▶ _The request_
Please print exactly the lines below, from the start of the material up to and including the line with "import seaborn as sns", but none of the pictures.

▶ _Supplied records_
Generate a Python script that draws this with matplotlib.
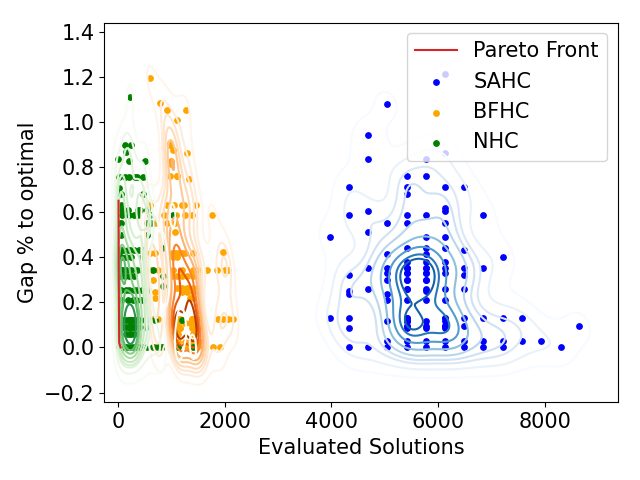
import matplotlib
matplotlib.use("Agg")
import matplotlib.pyplot as plt
import seaborn as sns

# rows of (gap, [evaluated solutions]),
# repeated x values are points lying on top of each other
sahc_rows = [
    (1.21, [6130]),
    (1.08, [5040]),
    (0.94, [4690]),
    (0.86, [6130]),
    (0.835, [4690, 5770]),
    (0.76, [5420, 5770]),
    (0.71, [4330, 5420, 6130, 6490]),
    (0.68, [5420]),
    (0.62, [6130]),
    (0.605, [4690, 6130]),
    (0.585, [4330, 5420, 5770, 6850]),
    (0.55, [5040, 5420, 6130]),
    (0.51, [4690]),
    (0.49, [3980, 5770, 6130]),
    (0.44, [5420, 5770, 6130]),
    (0.43, [6490]),
    (0.415, [5040, 5770]),
    (0.40, [7210]),
    (0.38, [5420, 5770, 6130]),
    (0.35, [4690, 5040, 5420, 5420, 5770, 5770, 6130, 6490, 6850]),
    (0.33, [5040, 5420, 5420, 5770, 5770, 6130]),
    (0.32, [4330, 6490]),
    (0.30, [5040, 5420, 5420, 5770, 5770]),
    (0.26, [4690, 5420, 5420, 5770, 6130, 6490]),
    (0.25, [4330, 5770]),
    (0.235, [4330, 5040]),
    (0.21, [5040, 5420, 5770, 6130]),
    (0.13, [3980, 4330, 5420, 5420, 6130, 6130, 6490, 6850, 7210, 7570]),
    (0.115, [5040, 5420, 5420, 5420, 5770, 6130]),
    (0.095, [5420, 5420, 5770, 6130, 6130, 6130, 6490, 8650]),
    (0.085, [4330, 5420, 5770, 6130]),
    (0.027, [5040, 5420, 5770, 6130, 6490, 6850, 7210, 7570, 7930]),
    (0.0, [4330, 4690, 5040, 5420, 5770, 6130, 6490, 6850, 7210, 8300]),
]

bfhc_rows = [
    (1.196, [600]),
    (1.084, [790]),
    (1.05, [910, 1273]),
    (1.01, [1110]),
    (0.905, [975]),
    (0.895, [975]),
    (0.874, [1025]),
    (0.862, [1286]),
    (0.825, [993]),
    (0.815, [993]),
    (0.76, [975, 1100, 1110]),
    (0.748, [1336]),
    (0.632, [600, 910, 1050, 1193, 1236, 1455]),
    (0.588, [860, 1086, 1255, 1380, 1766]),
    (0.551, [560, 700, 910, 1067]),
    (0.51, [1067]),
    (0.425, [1972]),
    (0.418, [600, 700, 1005, 1067, 1130, 1193, 1255, 1411]),
    (0.40, [1030, 1100]),
    (0.344, [600, 750, 1036, 1193, 1411, 1504, 1661, 1848, 2004, 2066]),
    (0.317, [1005, 1100, 1200, 1300, 1400]),
    (0.30, [650]),
    (0.262, [1100, 1193, 1286, 1411]),
    (0.247, [700, 1200, 1300, 1400]),
    (0.218, [700, 1348, 1411]),
    (0.124, [650, 750, 1036, 1100, 1100, 1161, 1380, 1380, 1473, 1878, 1972,
             2066, 2160]),
    (0.107, [1067, 1100, 1130, 1130, 1250, 1348, 1400, 1400]),
    (0.084, [1100, 1161, 1161, 1380, 1400, 1473]),
    (0.06, [1100, 1130, 1400, 1420]),
    (0.025, [1130, 1255, 1348, 1400, 1473, 1560]),
    (0.003, [700, 800, 1100, 1286, 1473, 1598, 1785, 1910]),
]

nhc_rows = [
    (1.11, [225]),
    (0.895, [131, 238]),
    (0.865, [150]),
    (0.835, [6]),
    (0.825, [212, 506]),
    (0.755, [25, 131, 212, 318, 362, 462]),
    (0.705, [25]),
    (0.68, [50, 462]),
    (0.63, [50]),
    (0.61, [69, 194, 381, 412, 537]),
    (0.585, [69, 212, 290, 381, 600, 1024]),
    (0.55, [25, 60, 537, 610]),
    (0.50, [50, 543]),
    (0.44, [825]),
    (0.43, [30, 50, 90, 180, 220, 300, 400, 440]),
    (0.40, [30, 50, 150, 250, 450]),
    (0.345, [30, 50, 90, 150, 250, 350, 450, 650]),
    (0.315, [30, 50, 120, 200, 300, 850]),
    (0.27, [850]),
    (0.255, [30, 50, 150, 200, 300, 350, 450, 560]),
    (0.21, [50, 180, 280, 340, 420, 480]),
    (0.12, [30, 60, 100, 150, 200, 200, 200, 250, 250, 250, 300, 300, 350, 400,
            500, 600, 700, 1193]),
    (0.09, [50, 100, 150, 200, 200, 200, 250, 250, 300, 300, 400, 520]),
    (0.06, [150, 200, 250, 300]),
    (0.0, [20, 50, 80, 120, 150, 200, 250, 300, 350, 400, 450, 550, 650, 750,
           818, 1130, 1411]),
]

pareto_x = [8, 12, 20, 45]
pareto_y = [0.65, 0.30, 0.02, 0.0]


def flatten(rows):
    xs, ys = [], []
    for gap, evals in rows:
        for e in evals:
            xs.append(e)
            ys.append(gap)
    return xs, ys


sahc_x, sahc_y = flatten(sahc_rows)
bfhc_x, bfhc_y = flatten(bfhc_rows)
nhc_x, nhc_y = flatten(nhc_rows)

plt.rcParams['font.size'] = 15

fig, ax = plt.subplots(figsize=(6.4, 4.8), dpi=100)

ax.plot(pareto_x, pareto_y, color='tab:red', label='Pareto Front', zorder=5)
ax.scatter(sahc_x, sahc_y, s=15, color='blue', label='SAHC')
ax.scatter(bfhc_x, bfhc_y, s=15, color='orange', label='BFHC')
ax.scatter(nhc_x, nhc_y, s=15, color='green', label='NHC')

sns.kdeplot(x=sahc_x, y=sahc_y, cmap='Blues', bw_adjust=0.7, ax=ax)
sns.kdeplot(x=bfhc_x, y=bfhc_y, cmap='Oranges', bw_adjust=0.7, ax=ax)
sns.kdeplot(x=nhc_x, y=nhc_y, cmap='Greens', bw_adjust=0.7, ax=ax)

ax.set_xlim(-262, 9364)
ax.set_ylim(-0.243, 1.44)
ax.set_xlabel('Evaluated Solutions')
ax.set_ylabel('Gap % to optimal')
ax.legend(loc='upper right')

plt.tight_layout()
plt.savefig('out.png')
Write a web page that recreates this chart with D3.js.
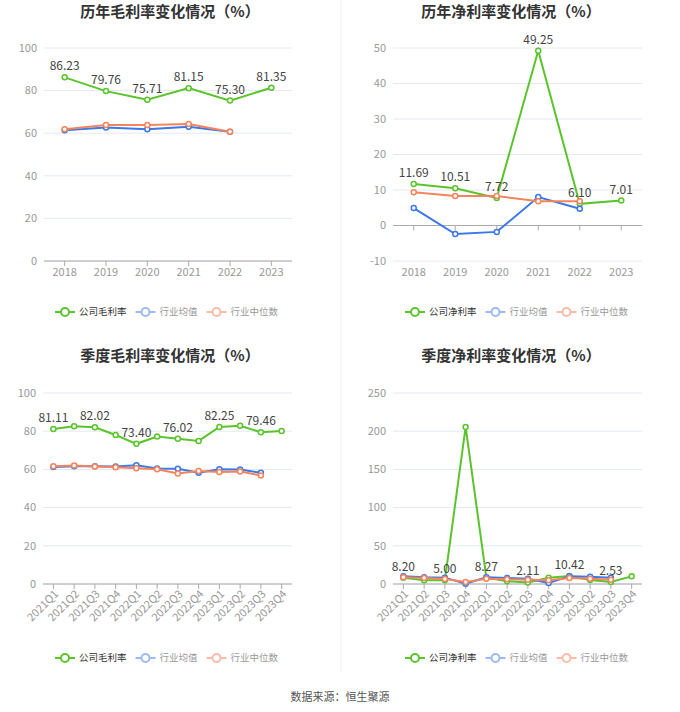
<!DOCTYPE html>
<html><head><meta charset="utf-8">
<script src="https://cdn.jsdelivr.net/npm/d3@7"></script>
<style>
html,body{margin:0;padding:0;background:#fff;}
svg{display:block;font-family:"Noto Sans CJK SC","Noto Sans",sans-serif;}
</style></head>
<body><svg id="c" width="680" height="712"></svg>
<script>
const years = ["2018","2019","2020","2021","2022","2023"];
const quarters = ["2021Q1","2021Q2","2021Q3","2021Q4","2022Q1","2022Q2","2022Q3","2022Q4","2023Q1","2023Q2","2023Q3","2023Q4"];

const annualGrossCompany = [86.23, 79.76, 75.71, 81.15, 75.30, 81.35];
const annualGrossAvg     = [61.4, 62.7, 61.8, 63.0, 60.7];
const annualGrossMedian  = [61.9, 63.9, 63.9, 64.3, 60.7];

const annualNetCompany = [11.69, 10.51, 7.72, 49.25, 6.10, 7.01];
const annualNetAvg     = [4.9, -2.4, -1.8, 8.0, 4.7];
const annualNetMedian  = [9.4, 8.3, 8.3, 6.8, 6.8];

const qGrossCompany = [81.11, 82.6, 82.02, 78.0, 73.40, 77.2, 76.02, 74.9, 82.25, 82.8, 79.46, 80.1];
const qGrossAvg     = [61.3, 61.7, 61.7, 61.5, 62.2, 60.5, 60.3, 58.2, 60.1, 59.9, 58.2];
const qGrossMedian  = [61.7, 62.0, 61.5, 61.1, 60.6, 60.1, 57.8, 59.1, 58.7, 58.9, 56.8];

const qNetCompany = [8.20, 4.8, 5.00, 205.6, 8.27, 3.5, 2.11, 8.3, 10.42, 5.2, 2.53, 10.0];
const qNetAvg     = [10.0, 8.7, 8.3, 0.3, 8.7, 7.8, 7.0, 1.3, 10.0, 9.6, 8.3];
const qNetMedian  = [8.7, 7.8, 6.5, 2.6, 7.0, 6.1, 5.7, 4.8, 7.8, 7.0, 5.7];

const yTicksGross = [0, 20, 40, 60, 80, 100];
const yTicksAnnualNet = [-10, 0, 10, 20, 30, 40, 50];
const yTicksQNet = [0, 50, 100, 150, 200, 250];

const COLORS = {company:"#5ac42c", avg:"#3c78e6", median:"#f5845c"};
const svg = d3.select("#c");

// divider
svg.append("line").attr("x1",341).attr("x2",341).attr("y1",0).attr("y2",672)
  .attr("stroke","#f0f0f0").attr("stroke-width",1);

function panel(o){
  const g = svg.append("g");
  g.append("text").attr("x",o.cx).attr("y",o.titleY).attr("text-anchor","middle")
    .attr("font-size",15).attr("font-weight","bold").attr("fill","#333").text(o.title);
  const x = d3.scaleBand().domain(o.cats).range([o.x0,o.x1]);
  const y = d3.scaleLinear().domain([o.ticks[0], o.ticks[o.ticks.length-1]]).range([o.yb,o.yt]);
  // grid
  g.selectAll(".grid").data(o.ticks).enter().append("line")
    .attr("x1",o.x0).attr("x2",o.x1).attr("y1",d=>y(d)).attr("y2",d=>y(d))
    .attr("stroke","#e3e8f2").attr("stroke-width",1);
  // y labels
  g.selectAll(".yl").data(o.ticks).enter().append("text")
    .attr("x",o.x0-7).attr("y",d=>y(d)).attr("dy","0.35em").attr("text-anchor","end")
    .attr("font-size",11).attr("fill","#999").text(d=>d);
  // x axis
  const y0 = y(0);
  g.append("line").attr("x1",o.x0).attr("x2",o.x1).attr("y1",y0).attr("y2",y0)
    .attr("stroke","#aaa").attr("stroke-width",1);
  o.cats.forEach(c=>{
    const cx = x(c)+x.bandwidth()/2;
    g.append("line").attr("x1",cx).attr("x2",cx).attr("y1",y0).attr("y2",y0+5)
      .attr("stroke","#aaa").attr("stroke-width",1);
    if(o.rotate){
      g.append("text").attr("transform",`translate(${cx+3},${y0+8}) rotate(-45)`)
        .attr("text-anchor","end").attr("dy","0.35em").attr("font-size",11).attr("fill","#999").text(c);
    } else {
      g.append("text").attr("x",cx).attr("y",o.xLabelY).attr("dy","0.35em").attr("text-anchor","middle")
        .attr("font-size",11).attr("fill","#999").text(c);
    }
  });
  const line = d3.line().x((d,i)=>x(o.cats[i])+x.bandwidth()/2).y(d=>y(d));
  const series = [[o.company,COLORS.company],[o.avg,COLORS.avg],[o.median,COLORS.median]];
  series.forEach(([vals,col])=>{
    g.append("path").datum(vals).attr("d",line).attr("fill","none").attr("stroke",col).attr("stroke-width",2);
    g.selectAll(null).data(vals).enter().append("circle")
      .attr("cx",(d,i)=>x(o.cats[i])+x.bandwidth()/2).attr("cy",d=>y(d)).attr("r",2.5)
      .attr("fill","#fff").attr("stroke",col).attr("stroke-width",1.5);
  });
  o.company.forEach((v,i)=>{
    if(i % o.labelEvery !== 0) return;
    g.append("text").attr("x",x(o.cats[i])+x.bandwidth()/2).attr("y",y(v)-7)
      .attr("text-anchor","middle").attr("font-size",12).attr("fill","#444").text(v.toFixed(2));
  });
  // legend
  const items = [[o.legend0,COLORS.company,"#333"],["行业均值","#9dbaf2","#999"],["行业中位数","#f8bda6","#999"]];
  let lx = o.legendX;
  items.forEach(([t,col,tc])=>{
    g.append("line").attr("x1",lx).attr("x2",lx+20).attr("y1",o.legendY).attr("y2",o.legendY)
      .attr("stroke",col).attr("stroke-width",2);
    g.append("circle").attr("cx",lx+10).attr("cy",o.legendY).attr("r",4)
      .attr("fill","#fff").attr("stroke",col).attr("stroke-width",2);
    const tt = g.append("text").attr("x",lx+24).attr("y",o.legendY).attr("dy","0.35em")
      .attr("font-size",9.5).attr("fill",tc).text(t);
    lx += 24 + tt.node().getComputedTextLength() + 9;
  });
}

panel({title:"历年毛利率变化情况（%）",cx:170,titleY:17,cats:years,x0:44,x1:292,yt:48,yb:261,
  ticks:yTicksGross,company:annualGrossCompany,avg:annualGrossAvg,median:annualGrossMedian,
  labelEvery:1,xLabelY:272,rotate:false,legend0:"公司毛利率",legendX:55,legendY:312});
panel({title:"历年净利率变化情况（%）",cx:511,titleY:17,cats:years,x0:393,x1:642,yt:48,yb:261,
  ticks:yTicksAnnualNet,company:annualNetCompany,avg:annualNetAvg,median:annualNetMedian,
  labelEvery:1,xLabelY:272,rotate:false,legend0:"公司净利率",legendX:405,legendY:312});
panel({title:"季度毛利率变化情况（%）",cx:170,titleY:361,cats:quarters,x0:43,x1:292,yt:393,yb:584,
  ticks:yTicksGross,company:qGrossCompany,avg:qGrossAvg,median:qGrossMedian,
  labelEvery:2,rotate:true,legend0:"公司毛利率",legendX:55,legendY:658});
panel({title:"季度净利率变化情况（%）",cx:511,titleY:361,cats:quarters,x0:393,x1:642,yt:393,yb:584,
  ticks:yTicksQNet,company:qNetCompany,avg:qNetAvg,median:qNetMedian,
  labelEvery:2,rotate:true,legend0:"公司净利率",legendX:405,legendY:658});

svg.append("text").attr("x",340).attr("y",697).attr("dy","0.35em").attr("text-anchor","middle")
  .attr("font-size",11).attr("fill","#555").text("数据来源：恒生聚源");
</script></body></html>
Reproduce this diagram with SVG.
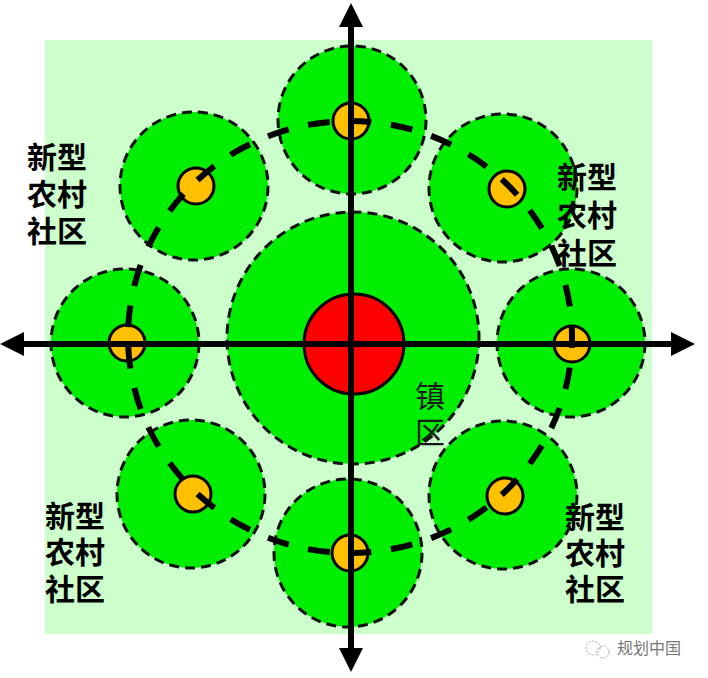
<svg xmlns="http://www.w3.org/2000/svg" width="708" height="678" viewBox="0 0 708 678">
<style>
.zone{fill:#00ee00;stroke:#111;stroke-width:3;stroke-dasharray:10 6}
.dot{fill:#ffc000;stroke:#000;stroke-width:3}
.lbl{font-family:"Noto Sans CJK SC","Noto Sans",sans-serif;font-size:30px;font-weight:bold;fill:#000}
.town{font-family:"Noto Sans CJK SC","Noto Sans",sans-serif;font-size:30px;fill:#1a1a1a}
.axis{stroke:#000;stroke-width:6;fill:none;marker-start:url(#arr);marker-end:url(#arr)}
</style>
<defs>
<marker id="arr" viewBox="0 0 24 24" markerWidth="24" markerHeight="24" markerUnits="userSpaceOnUse" refX="2" refY="12" orient="auto-start-reverse">
<path d="M0,0 L24,12 L0,24 z" fill="#000"/>
</marker>
</defs>
<rect x="45" y="40" width="607" height="594" fill="#ccffcc"/>
<g id="town-zone"><circle class="zone" cx="353" cy="338" r="126"/></g>
<g id="sat-top"><circle class="zone" cx="352" cy="120" r="74"/></g>
<g id="sat-upper-right"><circle class="zone" cx="503" cy="188" r="74"/></g>
<g id="sat-right"><circle class="zone" cx="571" cy="343" r="74"/></g>
<g id="sat-lower-right"><circle class="zone" cx="503" cy="495" r="74"/></g>
<g id="sat-bottom"><circle class="zone" cx="348" cy="553" r="74"/></g>
<g id="sat-lower-left"><circle class="zone" cx="191" cy="494" r="74"/></g>
<g id="sat-left"><circle class="zone" cx="125" cy="343" r="74"/></g>
<g id="sat-upper-left"><circle class="zone" cx="194" cy="186" r="74"/></g>
<g id="label-upper-left">
<text class="lbl" x="27" y="168">新型</text>
<text class="lbl" x="27" y="205">农村</text>
<text class="lbl" x="27" y="242">社区</text>
</g>
<g id="label-upper-right">
<text class="lbl" x="557" y="188">新型</text>
<text class="lbl" x="557" y="226">农村</text>
<text class="lbl" x="557" y="264">社区</text>
</g>
<g id="label-lower-left">
<text class="lbl" x="45" y="527">新型</text>
<text class="lbl" x="45" y="563">农村</text>
<text class="lbl" x="45" y="600">社区</text>
</g>
<g id="label-lower-right">
<text class="lbl" x="565" y="528">新型</text>
<text class="lbl" x="565" y="564">农村</text>
<text class="lbl" x="565" y="600">社区</text>
</g>
<g id="label-town">
<text class="town" x="415" y="407">镇</text>
<text class="town" x="415" y="443">区</text>
</g>
<g id="villages">
<circle class="dot" cx="351" cy="121" r="18"/>
<circle class="dot" cx="507" cy="189" r="18"/>
<circle class="dot" cx="572" cy="344" r="18"/>
<circle class="dot" cx="505" cy="496" r="18"/>
<circle class="dot" cx="350" cy="553" r="18"/>
<circle class="dot" cx="193" cy="494" r="18"/>
<circle class="dot" cx="127" cy="343" r="18"/>
<circle class="dot" cx="196" cy="186" r="18"/>
</g>
<g id="connectors">
<ellipse cx="350" cy="337" rx="222" ry="216" fill="none" stroke="#000" stroke-width="6" pathLength="1386" stroke-dasharray="22 20" stroke-dashoffset="11"/>
<g id="town-center"><circle cx="354" cy="344" r="50" fill="#ff0000" stroke="#000" stroke-width="3"/></g>
<line class="axis" x1="351" y1="650" x2="351" y2="25"/>
<line class="axis" x1="22" y1="344" x2="673" y2="344"/>
</g>
<g id="watermark">
<circle cx="593" cy="648" r="7" fill="none" stroke="#aaa" stroke-width="1" stroke-dasharray="2 1.5"/>
<circle cx="603" cy="652" r="6" fill="none" stroke="#aaa" stroke-width="1" stroke-dasharray="2 1.5"/>
<text x="617" y="654" font-family="'Noto Sans CJK SC','Noto Sans',sans-serif" font-size="16" fill="#777">规划中国</text>
</g>
</svg>
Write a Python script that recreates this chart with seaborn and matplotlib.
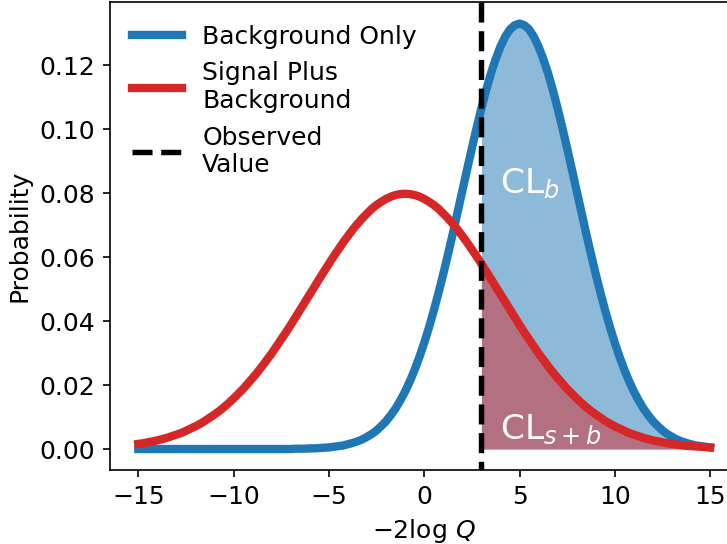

▶ _Task solution_
Generate a Python script that draws this with matplotlib.
import matplotlib
matplotlib.use("Agg")
import matplotlib.pyplot as plt
import seaborn as sns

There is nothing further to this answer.